T-Mobile's breaches also revealed excessive data retention and poor data minimization strategies. Data no longer needed for business purposes remained accessible, increasing the information compromised in the breaches.

 Best Practice: Data Minimization and Deletion

The FCC now requires T-Mobile to implement a comprehensive data minimization and deletion policy. Architects should adopt similar principles by designing systems that:

- Limit customer data collection to what is necessary for specific business processes.

- Implement automated data deletion processes to ensure data is not retained beyond its useful lifecycle.

- Regularly audit data retention policies to ensure compliance with regulations and business requirements.

Organizations can reduce the potential impact of a data breach by minimizing the amount of data stored and ensuring timely deletion.

 Regulatory Requirements for Technical Architecture

The FCC's Consent Decree outlined several key architectural changes T-Mobile must implement to prevent future breaches. These requirements are a roadmap for building secure systems in any enterprise.

 1. Chief Information Security Officer (CISO) Role

T-Mobile must appoint a CISO who reports on cybersecurity matters directly to the Board of Directors. This governance structure ensures that cybersecurity is prioritized at the highest level of the organization.

Architectural Implication: The appointment of a CISO should drive a culture of security-first design. Architects must work closely with cybersecurity leaders to ensure that architectural decisions align with the organization's security strategy.  Internal frequently and often security training is a must.

 2. Independent Third-Party Security Assessments

T-Mobile must undergo regular third-party security assessments to evaluate the effectiveness of its cybersecurity program.

Architectural Implication: Technical architects should build audit-friendly systems with comprehensive logging and monitoring capabilities. These systems must enable external auditors to easily verify compliance with security requirements and identify areas for improvement.

 3. Critical Asset Inventory and Patch Management

The Consent Decree mandates that T-Mobile maintain a detailed inventory of its critical assets and implement effective patch management processes.

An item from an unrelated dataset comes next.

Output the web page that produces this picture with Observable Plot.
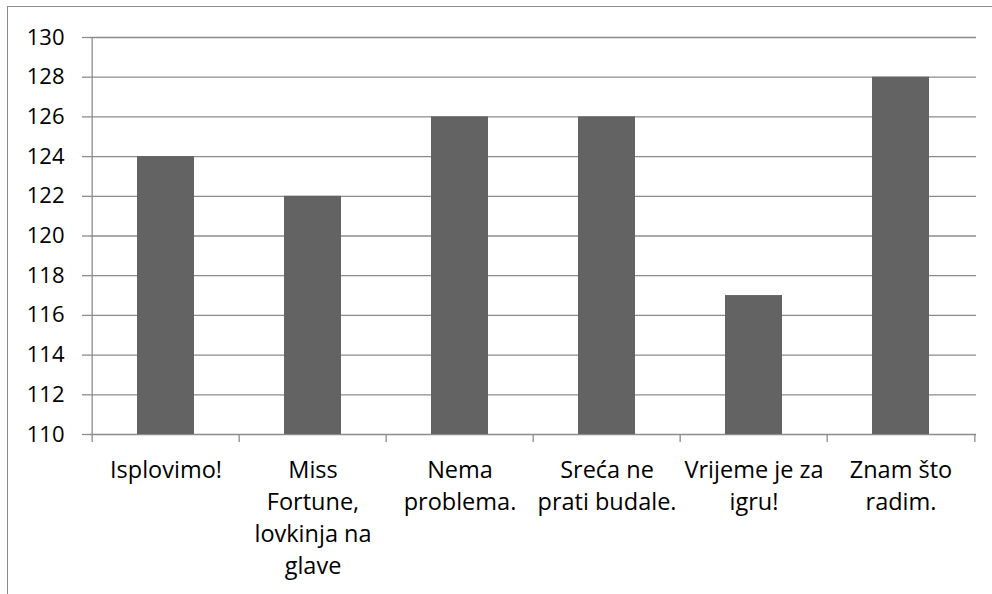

Architectural Implication: Architects should design systems with robust asset management capabilities, enabling real-time tracking of all hardware and software components. Additionally, patch management solutions must be integrated into the architecture to ensure that vulnerabilities are promptly addressed.

 Conclusion

The T-Mobile data breaches are a powerful reminder of the importance of strong security architecture. For technical architects, the lessons from these breaches are clear: prioritize zero-trust architecture, enforce phishing-resistant MFA, secure APIs, and implement robust data minimization and retention policies. By following these best practices, architects can build resilient systems that protect customer data, meet regulatory requirements, and prevent costly breaches.

The evolving cybersecurity landscape demands continuous improvement. As regulatory bodies like the FCC increase their scrutiny of data protection practices, technical architects must remain proactive, embedding security at the core of their designs.

 Call to Action

- Adopt Zero-Trust Architecture: Begin implementing network segmentation and continuous verification mechanisms to prevent lateral movement in case of a breach.

- Prioritize MFA: Use phishing-resistant MFA solutions across all critical systems to protect against common attack vectors.

- Secure APIs: Ensure API security is integral to your development and deployment processes.

- Data Minimization: Regularly audit your data retention policies to ensure they align with both business needs and regulatory requirements.

Incorporating these lessons into your architectural designs can safeguard your organization's data and ensure long-term security and compliance.